==== Supplied data

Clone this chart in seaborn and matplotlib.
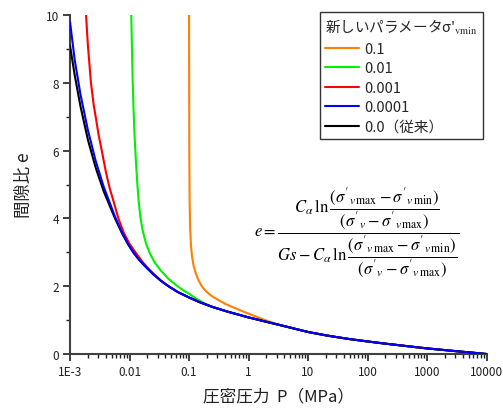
import numpy as np
import pandas as pd
import matplotlib
matplotlib.use("Agg")
import matplotlib.pyplot as plt
import matplotlib.ticker as mticker
import seaborn as sns

# ---- data ----
series_labels = ["0.1", "0.01", "0.001", "0.0001", "0.0（従来）"]
series_colors = ["#FF8000", "#00F000", "#FF0000", "#0000FF", "#000000"]

# shared tail (all curves coincide here)
p_tail = [5, 10, 20, 30, 50, 100, 200, 300, 500, 1000, 2000, 3000, 5000, 10000]
e_tail = [0.78, 0.65, 0.55, 0.50, 0.44, 0.37, 0.305, 0.27, 0.225, 0.165, 0.115, 0.085, 0.05, 0.0]

# sigma'vmin = 0.0 (conventional)
p_00 = [0.001, 0.0012, 0.0015, 0.002, 0.0027, 0.0037, 0.0057, 0.0075, 0.0095, 0.0116, 0.0145,
        0.0182, 0.025, 0.034, 0.045, 0.065, 0.096, 0.15, 0.25, 0.45, 1.0, 2.0, 3.0]
e_00 = [9.1, 8.225, 7.307, 6.32, 5.497, 4.792, 4.002, 3.559, 3.235, 2.996, 2.778,
        2.595, 2.354, 2.154, 2.002, 1.826, 1.682, 1.53, 1.386, 1.247, 1.08, 0.95, 0.875]

# sigma'vmin = 0.0001
p_0001 = [0.001, 0.0012, 0.0015, 0.002, 0.0027, 0.0037, 0.0057, 0.0075, 0.0095, 0.0116, 0.0145,
          0.0182, 0.025, 0.034, 0.045, 0.065, 0.096, 0.15, 0.25, 0.45, 1.0, 2.0, 3.0]
e_0001 = [9.8, 8.675, 7.657, 6.6, 5.697, 4.922, 4.052, 3.579, 3.235, 2.996, 2.778,
          2.595, 2.354, 2.154, 2.002, 1.826, 1.682, 1.53, 1.386, 1.247, 1.08, 0.95, 0.875]

# sigma'vmin = 0.001
p_001 = [0.00186, 0.002, 0.00225, 0.0025, 0.00273, 0.003, 0.0034, 0.004, 0.0046, 0.0055, 0.0065,
         0.008, 0.01, 0.0132, 0.0165, 0.02, 0.025, 0.034, 0.045, 0.065, 0.096, 0.15, 0.25,
         0.45, 1.0, 2.0, 3.0]
e_001 = [10.0, 9.1, 8.0, 7.35, 6.95, 6.5, 6.02, 5.38, 4.92, 4.45, 4.0,
         3.58, 3.25, 2.95, 2.72, 2.55, 2.38, 2.16, 2.002, 1.826, 1.682, 1.53, 1.386,
         1.247, 1.08, 0.95, 0.875]

# sigma'vmin = 0.01
p_01 = [0.0107, 0.011, 0.0113, 0.0117, 0.0122, 0.0128, 0.0135, 0.0142, 0.0152, 0.0166, 0.019,
        0.0222, 0.027, 0.034, 0.045, 0.06, 0.08, 0.1, 0.13, 0.17, 0.22, 0.25, 0.45, 1.0, 2.0, 3.0]
e_01 = [10.0, 9.0, 8.1, 7.2, 6.4, 5.7, 5.05, 4.55, 4.05, 3.65, 3.25,
        2.95, 2.68, 2.45, 2.22, 2.04, 1.88, 1.78, 1.64, 1.52, 1.43, 1.386, 1.247, 1.08, 0.95, 0.875]

# sigma'vmin = 0.1
p_1 = [0.1003, 0.1012, 0.1025, 0.1045, 0.108, 0.112, 0.119, 0.13, 0.144, 0.164, 0.195,
       0.245, 0.32, 0.43, 0.6, 0.82, 1.15, 1.6, 2.2, 3.0]
e_1 = [10.0, 6.0, 4.5, 3.7, 3.2, 2.9, 2.62, 2.38, 2.18, 2.0, 1.84,
       1.7, 1.58, 1.46, 1.35, 1.25, 1.15, 1.05, 0.96, 0.885]

x_ticks = [1e-3, 1e-2, 1e-1, 1, 10, 100, 1000, 10000]
x_ticklabels = ["1E-3", "0.01", "0.1", "1", "10", "100", "1000", "10000"]
y_ticks = [0, 2, 4, 6, 8, 10]

heads = {
    "0.1": (p_1, e_1),
    "0.01": (p_01, e_01),
    "0.001": (p_001, e_001),
    "0.0001": (p_0001, e_0001),
    "0.0（従来）": (p_00, e_00),
}
frames = []
for lab in series_labels:
    ph, eh = heads[lab]
    frames.append(pd.DataFrame({"P": list(ph) + p_tail, "e": list(eh) + e_tail, "s": lab}))
df = pd.concat(frames, ignore_index=True)

# ---- style ----
sns.set_theme(style="ticks")
plt.rcParams["font.family"] = ["Noto Sans CJK JP", "DejaVu Sans"]
plt.rcParams["mathtext.fontset"] = "stix"
plt.rcParams["axes.unicode_minus"] = False

fig = plt.figure(figsize=(5.03, 4.10), dpi=100)
ax = fig.add_axes([70 / 503, 1 - 355 / 410, (486.5 - 70) / 503, (355 - 16) / 410])

zorders = {"0.1": 3, "0.01": 3, "0.001": 3, "0.0001": 5, "0.0（従来）": 4}
for lab, col in zip(series_labels, series_colors):
    sub = df[df["s"] == lab]
    sns.lineplot(data=sub, x="P", y="e", ax=ax, color=col, lw=1.5, label=lab,
                 estimator=None, sort=False, zorder=zorders[lab])

ax.set_xscale("log")
ax.set_xlim(1e-3, 1e4)
ax.set_ylim(0, 10)
ax.xaxis.set_major_locator(mticker.FixedLocator(x_ticks))
ax.xaxis.set_major_formatter(mticker.FixedFormatter(x_ticklabels))
ax.xaxis.set_minor_locator(mticker.LogLocator(base=10, subs=np.arange(2, 10), numticks=20))
ax.xaxis.set_minor_formatter(mticker.NullFormatter())
ax.yaxis.set_major_locator(mticker.FixedLocator(y_ticks))
ax.yaxis.set_minor_locator(mticker.MultipleLocator(1))

for side in ["top", "right"]:
    ax.spines[side].set_visible(False)
for side in ["left", "bottom"]:
    ax.spines[side].set_color("#404040")
    ax.spines[side].set_linewidth(1.5)
ax.tick_params(which="major", direction="out", length=5, width=1.2, color="#202020",
               labelsize=8.5, labelcolor="#202020", pad=3)
ax.tick_params(which="minor", direction="out", length=3, width=1.0, color="#202020")

ax.set_xlabel("圧密圧力  P（MPa）", fontsize=12, labelpad=7, color="#202020")
ax.set_ylabel("間隙比 e", fontsize=12.5, labelpad=9, color="#202020")

leg = ax.legend(title="新しいパラメータσ'$_{\\rm vmin}$", loc="upper right",
                bbox_to_anchor=(483 / 503, 1 - 13 / 410), bbox_transform=fig.transFigure,
                borderaxespad=0, fontsize=10.5, title_fontsize=10.5, frameon=True,
                fancybox=False, edgecolor="black", handlelength=2.3, handletextpad=0.4,
                labelspacing=0.38, borderpad=0.35, alignment="left")
leg.get_frame().set_linewidth(1.0)
leg.set_zorder(10)

num = r"\left({\sigma^{\prime}}_{v\,\max}-{\sigma^{\prime}}_{v\,\min}\right)"
den = r"\left({\sigma^{\prime}}_{v}-{\sigma^{\prime}}_{v\,\max}\right)"
formula = (r"$e=\dfrac{C_{\alpha}\,\ln\dfrac{" + num + "}{" + den + "}}"
           r"{Gs-C_{\alpha}\,\ln\dfrac{" + num + "}{" + den + "}}$")
fig.text(357 / 503, 1 - 233 / 410, formula, fontsize=12, ha="center", va="center", color="black")

fig.savefig("out.png", dpi=100)
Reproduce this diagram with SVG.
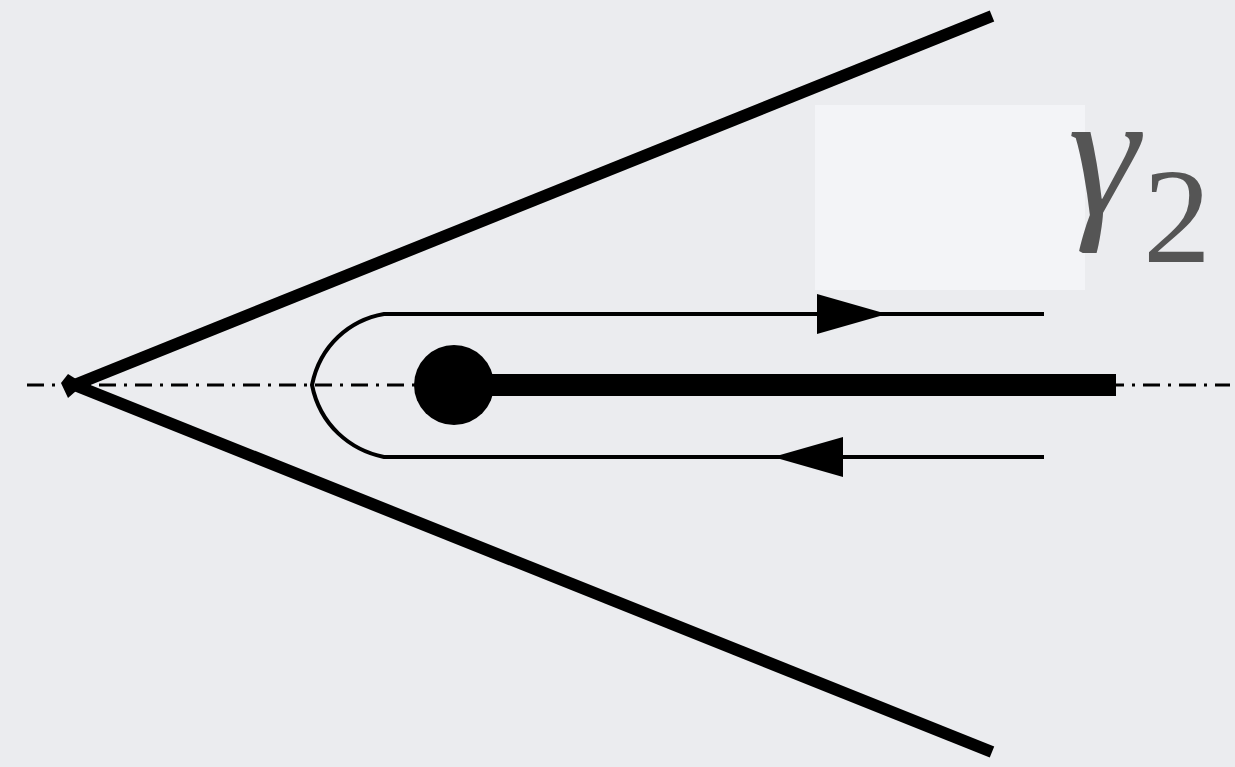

========

Problem statement: Print each entry shown above with exact wording and no pictures.

In response:
Clone this chart in seaborn and matplotlib.
import numpy as np
import pandas as pd
import matplotlib
matplotlib.use("Agg")
import matplotlib.pyplot as plt
import matplotlib.ticker as mticker
import seaborn as sns

# ---- data ----
series_labels = ["0.1", "0.01", "0.001", "0.0001", "0.0（従来）"]
series_colors = ["#FF8000", "#00F000", "#FF0000", "#0000FF", "#000000"]

# shared tail (all curves coincide here)
p_tail = [5, 10, 20, 30, 50, 100, 200, 300, 500, 1000, 2000, 3000, 5000, 10000]
e_tail = [0.78, 0.65, 0.55, 0.50, 0.44, 0.37, 0.305, 0.27, 0.225, 0.165, 0.115, 0.085, 0.05, 0.0]

# sigma'vmin = 0.0 (conventional)
p_00 = [0.001, 0.0012, 0.0015, 0.002, 0.0027, 0.0037, 0.0057, 0.0075, 0.0095, 0.0116, 0.0145,
        0.0182, 0.025, 0.034, 0.045, 0.065, 0.096, 0.15, 0.25, 0.45, 1.0, 2.0, 3.0]
e_00 = [9.1, 8.225, 7.307, 6.32, 5.497, 4.792, 4.002, 3.559, 3.235, 2.996, 2.778,
        2.595, 2.354, 2.154, 2.002, 1.826, 1.682, 1.53, 1.386, 1.247, 1.08, 0.95, 0.875]

# sigma'vmin = 0.0001
p_0001 = [0.001, 0.0012, 0.0015, 0.002, 0.0027, 0.0037, 0.0057, 0.0075, 0.0095, 0.0116, 0.0145,
          0.0182, 0.025, 0.034, 0.045, 0.065, 0.096, 0.15, 0.25, 0.45, 1.0, 2.0, 3.0]
e_0001 = [9.8, 8.675, 7.657, 6.6, 5.697, 4.922, 4.052, 3.579, 3.235, 2.996, 2.778,
          2.595, 2.354, 2.154, 2.002, 1.826, 1.682, 1.53, 1.386, 1.247, 1.08, 0.95, 0.875]

# sigma'vmin = 0.001
p_001 = [0.00186, 0.002, 0.00225, 0.0025, 0.00273, 0.003, 0.0034, 0.004, 0.0046, 0.0055, 0.0065,
         0.008, 0.01, 0.0132, 0.0165, 0.02, 0.025, 0.034, 0.045, 0.065, 0.096, 0.15, 0.25,
         0.45, 1.0, 2.0, 3.0]
e_001 = [10.0, 9.1, 8.0, 7.35, 6.95, 6.5, 6.02, 5.38, 4.92, 4.45, 4.0,
         3.58, 3.25, 2.95, 2.72, 2.55, 2.38, 2.16, 2.002, 1.826, 1.682, 1.53, 1.386,
         1.247, 1.08, 0.95, 0.875]

# sigma'vmin = 0.01
p_01 = [0.0107, 0.011, 0.0113, 0.0117, 0.0122, 0.0128, 0.0135, 0.0142, 0.0152, 0.0166, 0.019,
        0.0222, 0.027, 0.034, 0.045, 0.06, 0.08, 0.1, 0.13, 0.17, 0.22, 0.25, 0.45, 1.0, 2.0, 3.0]
e_01 = [10.0, 9.0, 8.1, 7.2, 6.4, 5.7, 5.05, 4.55, 4.05, 3.65, 3.25,
        2.95, 2.68, 2.45, 2.22, 2.04, 1.88, 1.78, 1.64, 1.52, 1.43, 1.386, 1.247, 1.08, 0.95, 0.875]

# sigma'vmin = 0.1
p_1 = [0.1003, 0.1012, 0.1025, 0.1045, 0.108, 0.112, 0.119, 0.13, 0.144, 0.164, 0.195,
       0.245, 0.32, 0.43, 0.6, 0.82, 1.15, 1.6, 2.2, 3.0]
e_1 = [10.0, 6.0, 4.5, 3.7, 3.2, 2.9, 2.62, 2.38, 2.18, 2.0, 1.84,
       1.7, 1.58, 1.46, 1.35, 1.25, 1.15, 1.05, 0.96, 0.885]

x_ticks = [1e-3, 1e-2, 1e-1, 1, 10, 100, 1000, 10000]
x_ticklabels = ["1E-3", "0.01", "0.1", "1", "10", "100", "1000", "10000"]
y_ticks = [0, 2, 4, 6, 8, 10]

heads = {
    "0.1": (p_1, e_1),
    "0.01": (p_01, e_01),
    "0.001": (p_001, e_001),
    "0.0001": (p_0001, e_0001),
    "0.0（従来）": (p_00, e_00),
}
frames = []
for lab in series_labels:
    ph, eh = heads[lab]
    frames.append(pd.DataFrame({"P": list(ph) + p_tail, "e": list(eh) + e_tail, "s": lab}))
df = pd.concat(frames, ignore_index=True)

# ---- style ----
sns.set_theme(style="ticks")
plt.rcParams["font.family"] = ["Noto Sans CJK JP", "DejaVu Sans"]
plt.rcParams["mathtext.fontset"] = "stix"
plt.rcParams["axes.unicode_minus"] = False

fig = plt.figure(figsize=(5.03, 4.10), dpi=100)
ax = fig.add_axes([70 / 503, 1 - 355 / 410, (486.5 - 70) / 503, (355 - 16) / 410])

zorders = {"0.1": 3, "0.01": 3, "0.001": 3, "0.0001": 5, "0.0（従来）": 4}
for lab, col in zip(series_labels, series_colors):
    sub = df[df["s"] == lab]
    sns.lineplot(data=sub, x="P", y="e", ax=ax, color=col, lw=1.5, label=lab,
                 estimator=None, sort=False, zorder=zorders[lab])

ax.set_xscale("log")
ax.set_xlim(1e-3, 1e4)
ax.set_ylim(0, 10)
ax.xaxis.set_major_locator(mticker.FixedLocator(x_ticks))
ax.xaxis.set_major_formatter(mticker.FixedFormatter(x_ticklabels))
ax.xaxis.set_minor_locator(mticker.LogLocator(base=10, subs=np.arange(2, 10), numticks=20))
ax.xaxis.set_minor_formatter(mticker.NullFormatter())
ax.yaxis.set_major_locator(mticker.FixedLocator(y_ticks))
ax.yaxis.set_minor_locator(mticker.MultipleLocator(1))

for side in ["top", "right"]:
    ax.spines[side].set_visible(False)
for side in ["left", "bottom"]:
    ax.spines[side].set_color("#404040")
    ax.spines[side].set_linewidth(1.5)
ax.tick_params(which="major", direction="out", length=5, width=1.2, color="#202020",
               labelsize=8.5, labelcolor="#202020", pad=3)
ax.tick_params(which="minor", direction="out", length=3, width=1.0, color="#202020")

ax.set_xlabel("圧密圧力  P（MPa）", fontsize=12, labelpad=7, color="#202020")
ax.set_ylabel("間隙比 e", fontsize=12.5, labelpad=9, color="#202020")

leg = ax.legend(title="新しいパラメータσ'$_{\\rm vmin}$", loc="upper right",
                bbox_to_anchor=(483 / 503, 1 - 13 / 410), bbox_transform=fig.transFigure,
                borderaxespad=0, fontsize=10.5, title_fontsize=10.5, frameon=True,
                fancybox=False, edgecolor="black", handlelength=2.3, handletextpad=0.4,
                labelspacing=0.38, borderpad=0.35, alignment="left")
leg.get_frame().set_linewidth(1.0)
leg.set_zorder(10)

num = r"\left({\sigma^{\prime}}_{v\,\max}-{\sigma^{\prime}}_{v\,\min}\right)"
den = r"\left({\sigma^{\prime}}_{v}-{\sigma^{\prime}}_{v\,\max}\right)"
formula = (r"$e=\dfrac{C_{\alpha}\,\ln\dfrac{" + num + "}{" + den + "}}"
           r"{Gs-C_{\alpha}\,\ln\dfrac{" + num + "}{" + den + "}}$")
fig.text(357 / 503, 1 - 233 / 410, formula, fontsize=12, ha="center", va="center", color="black")

fig.savefig("out.png", dpi=100)
Reproduce this diagram with SVG.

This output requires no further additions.